O despacho interlocutório que determinou a inversão do ónus de prova nos termos do artigo 344º, nº2, do Código Civil, não vincula o tribunal a quem cabe apreciar o mérito da causa. Esse despacho serve apenas de alerta/sanção ao réu por mor do seu comportamento de falta de colaboração, valorando-a no momento da decisão da matéria de facto. Já referimos que a culpa do inêxito do apuramento da verdade biológica mediante a realização de exames periciais se deve aos comportamentos do autor e do réu, e se culpa existe ela deve ser repartida, e também não temos como legalmente admissível considerar outras presunções de paternidade além das elencadas no artigo 1871º do Código Civil, em que se traduziria o decretamento da inversão do ónus da prova nos termos do artigo 344º, nº2, do Código Civil.
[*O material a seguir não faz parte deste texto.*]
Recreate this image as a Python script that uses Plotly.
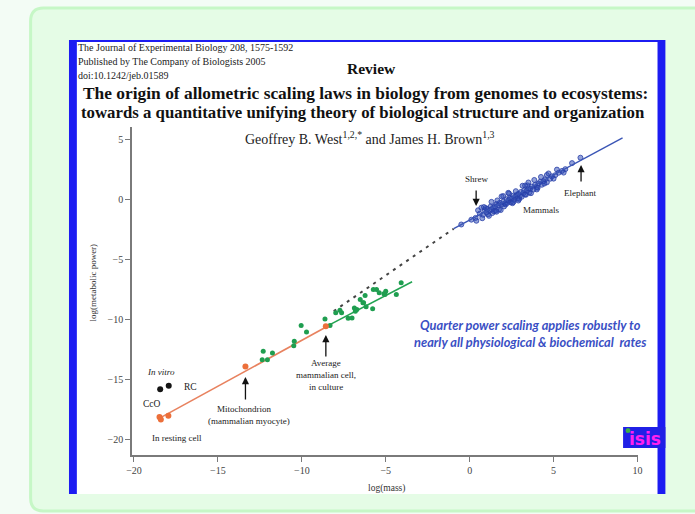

IV. Pelos fundamentos enunciados, acordam os Juízes desta Relação em julgar procedente a apelação e consequentemente, revogando-se a sentença recorrida, absolvem o réu do pedido.

Custas pelo apelado.

TRG, 20.Outubro.2016

Heitor Gonçalves
Amílcar Andrade
Carlos Carvalho Guerra
(1) Nos termos dessa disposição legal, "Depois do encerramento da discussão, só são admitidos, no caso de recurso, os documentos cuja apresentação não tenha sido possível até àquele momento". Com efeito, como decorre do disposto no novo artigo 423º do CPC, "Os documentos destinados a fazer prova dos fundamentos da ação ou da defesa devem ser apresentados com o articulado em que se alegam os factos correspondentes" (n.º 1) e, "Se não forem juntos com o articulado respetivo, os documentos podem ser apresentados até 20 dias antes da data em que se realize a audiência final, mas a parte é condenada em multa, exceto se provar que os não pode oferecer com o articulado" (n. º2). É que, "Após o limite temporal previsto no número anterior, só são admitidos os documentos cuja apresentação não tenha sido possível até àquele momento, bem como aqueles cuja apresentação se tenha tornado necessária em virtude de ocorrência posterior" (n.º 3).
(2) Continua a entender-se que a causa petendi nas acções de investigação de paternidade é o facto jurídico da procriação (Acórdão de Uniformização de Jurisprudência do Supremo Tribunal de Justiça de 21-06-83, disponível em www.dgsi.pt).
(3) Propendemos para a constitucionalidade do estabelecimento dos prazos pelo legislador ordinário no tocante ao exercício de quaisquer direitos, e os dos nºs 1 e 3 do artigo 1817º (aplicáveis às investigações de paternidade por força do artigo 1873º do mesmo código), são proporcionais e razoáveis para o investigante pugnar pelo direito à sua identidade. Como se refere no seu acórdão 247/2012, o Tribunal Constitucional «tem mantido a linha central de fundamentação das suas decisões, que assenta na consideração de que a fixação de prazos de caducidade para as acções de investigação da filiação não é, em si, inconstitucional (…), e que «deverá continuar a entender-se que o legislador ordinário goza de liberdade para determinar, desde que acautelado o conteúdo essencial dos direitos fundamentais em causa, se pretende submeter as acções de investigação de paternidade a um prazo preclusivo ou não, cabendo-lhe ainda fixar, dentro dos limites constitucionais admitidos pelo princípio da proporcionalidade, o concreto limite temporal de duração desse prazo».